To the chagrin and worry of many, the Key government has ruled out any substantive policy changes to remedy this situation. Indeed, there is a fear of change, a void of principle and lack of an intellectual framework to drive any such changes. As political commentator Matthew Hooton has repeatedly noted, “We have a National government that is running an economic policy agenda to the left of Julia Gillard’s Labor Party in Australia.”

In this stagnant political climate, Brash’s announcement is welcome. Indeed, real policy issues are being discussed at a political level for the first time in two years. Up to now, reporting superficially focussed on the alleged political wizardry of John Key rather than analysing the policy problems that skilful politicians are supposed to address!

Brash’s re-entry into public life is also extraordinarily healthy for New Zealand democracy more generally. It will reignite ideological discussion and debate to a level unseen since the 1980s – a welcome departure from the grey ideological drabness and fuzzy Blairism of the Clark years. He is red meat for the Right, so they will rally behind him; the Left hates him, so some vociferous opposition will be emerge.

Indeed, the political Left has never forgiven Brash for his strident championing of free markets and ‘one law for all’ stance on race relations. He was rubbished by the media as a racist and extremist, before recording the biggest poll jump in the history of New Zealand (17 points) – not unlike John Howard with asylum seekers.

Brash also has earned enormous respect for being a non-politician: he operates with conviction and says what he thinks. No one in New Zealand will be in doubt about what he believes.

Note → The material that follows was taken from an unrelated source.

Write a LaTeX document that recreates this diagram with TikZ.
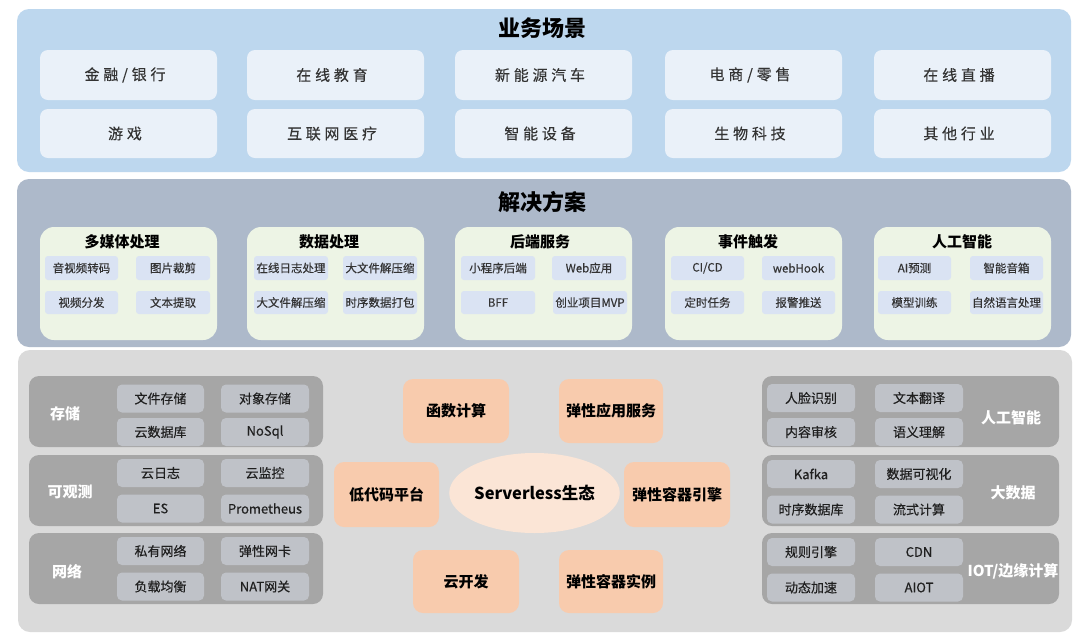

These recent exciting developments are still playing out, but it is testament to Brash’s chutzpah that he is being applauded across the political spectrum – for his conviction, if not his policies. Everyone knows that New Zealand has serious problems (vis-à-vis total debt levels, NZ is next cab off the rank behind Greece). Dr Brash has started the debate based on first principles about the future of the nation through an ideological lens. In short, the contest of ideas is on.

Already Brash is being disparagingly described as a ‘Thatcherite!’ in socialist New Zealand. If this means limited government, property rights, lower taxes, more markets, no ETS, and a New Zealand based on individual freedom, he should wear the title with pride. One thing is for sure, the Don will not be for turning.

Luke Malpass is a Policy Analyst with the New Zealand unit of The Centre for Independent Studies.